A cuarenta años de haber superado la dictadura militar, la democracia argentina vive en riesgosa fragilidad. El domingo pasado, los electores le dieron al candidato antisistema Javier Milei la posibilidad de llegar a la presidencia, que se definirá en la segunda vuelta electoral el 19 de noviembre.
En un país con inflación desbordada y una larga historia de crisis económicas, las propuestas de Milei parecerían enmarcarse de entrada en el conocido discurso antiestatista. Aboga por reducir impuestos y recortar el gasto público —sí, otro predicador de la austeridad—; busca sustituir la educación pública por la entrega de cheques a las familias para que los gasten en la escuela de su preferencia —medida que, donde llegó a operar, generó más desigualdad y deterioro en la calidad de la enseñanza—; quiere privatizar la salud, e incluso abandonar el peso argentino y desaparecer al Banco Central.
Pero Milei no es otro liberal extremo, lo cual no sería llamativo. Va más allá. Se autodefine como “anarcocapitalista”, cosa que quizá puede interpretarse como que se opone a la existencia de leyes —salvo aquellas que penalizan el aborto— en el afán de que todo se resuelva a través de meros intercambios mercantiles.
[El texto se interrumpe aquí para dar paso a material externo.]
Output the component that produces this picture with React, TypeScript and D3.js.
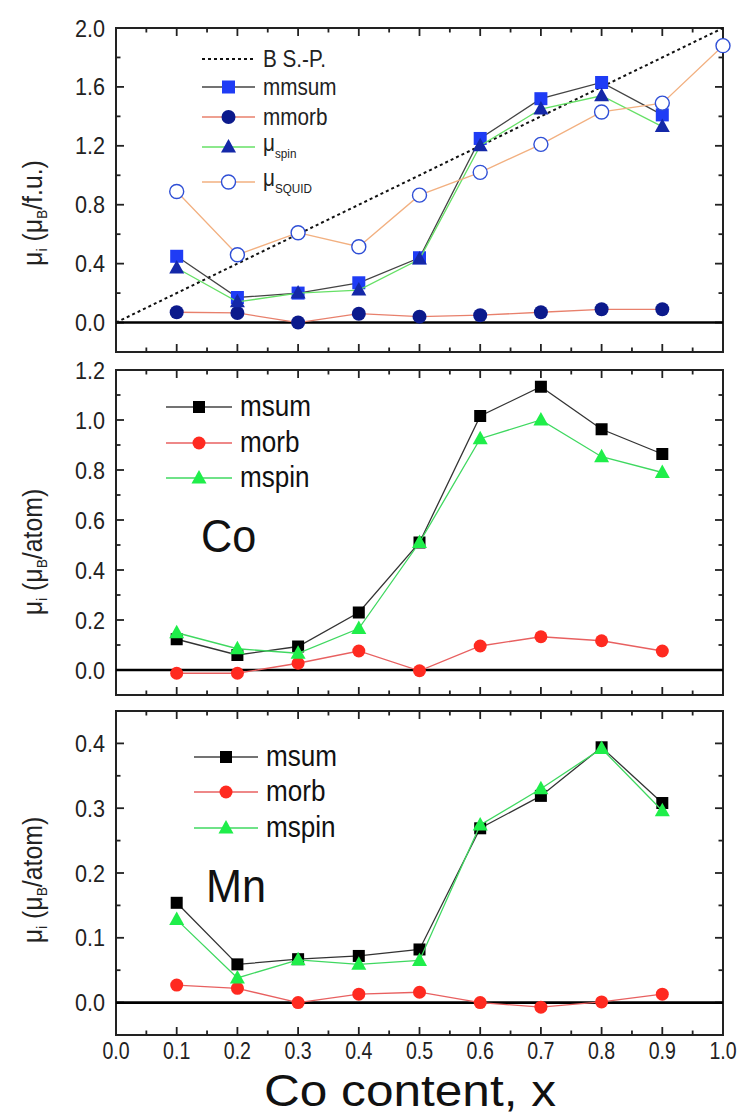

Milei califica al Estado como “una organización criminal” que “vive de una fuente coactiva llamada impuestos”, como consigna The New York Times (20-10-23).
Un ejemplo útil para identificar con más precisión lo que Milei significaría, es su propuesta de que los órganos humanos puedan venderse y comprarse como una mercancía más.
Milei no es un defensor de la economía de mercado sino, mejor dicho, de la sociedad de mercado. La diferencia es fundamental. Como advertía el erudito economista y escritor español José Luis Sampedro (autor de novelas como La vieja sirena, La sonrisa etrusca o El caballo desnudo), mientras la economía de mercado es un buen mecanismo para asignar recursos escasos y decidir qué bienes producir, cómo hacerlo y en qué cantidad, no todo en la existencia humana debería ser objeto de intercambio mercantil. Piénsese por ejemplo, en los derechos fundamentales, la justicia, el voto.
Contra la noción de que el mercado ha de ser la guía suprema de la vida contemporánea, también ha escrito el reconocido filósofo y profesor de Harvard, Michael Sandel. En su libro What money can’t buy. The Moral Limits of Markets (Lo que el dinero no puede comprar. Los límites morales del mercado, que quizá debió titularse “lo que el dinero no debe comprar” porque de poder, puede), Sandel enumera cosas por las que en la actualidad se puede pagar legalmente: una mejor celda en la cárcel; la gestación en el vientre subrogado de una mujer en la India; la residencia legal en Estados Unidos; el permiso de cazar rinocerontes en peligro de extinción; el derecho para emitir una tonelada de carbono a la atmósfera, entre otros. También se puede recibir dinero por cosas como: dejarse tatuar publicidad en la frente; ser usado como conejillo de indias en experimentos de la industria farmacéutica; asegurar la vida de ancianos para cobrar por su deceso y, claro, enrolarse en compañías privadas para pelear guerras como mercenario.
Si se le quitan límites y regulaciones al mercado, acabaría el problema del comercio ilegal: a vender y comprar lo que sea, sin restricción. Pero en ese supuesto paraíso de la supremacía mercantil, también se permitiría, por ejemplo, el trabajo infantil: si una familia pobre se ve en la necesidad de que sus hijos laboren y hay quien quiera contratar infantes, sería válido. No importaría que se atente contra el desarrollo de los menores y su derecho a la educación, pues el mercado manda y aprueba tales conductas: todo a la venta.
Milei considera que si alguna persona tiene dinero y otra lo requiere, puedan intercambiar un riñón, un ojo, ¿un corazón? El que paga podrá disponer de la humanidad del otro.
Algún ultramontano en defensa del mercado dirá: pero ya todo se vende y la prohibición no ha impedido que eso pase. Mas cabe recordar: las leyes prohíben lo que es indeseable porque puede ocurrir —como la trata de personas—, no lo que es imposible que suceda, pues carece de sentido proscribir lo impracticable.
Si todo acaba por tener un precio, puede que nada tenga valor. No está en juego una política económica, sino el modelo de sociedad deseable. En una época de auge de fundamentalismos de todo tipo, Argentina merece dar un paso adelante, no saltar al abismo.
El autor es economista, profesor de la UNAM.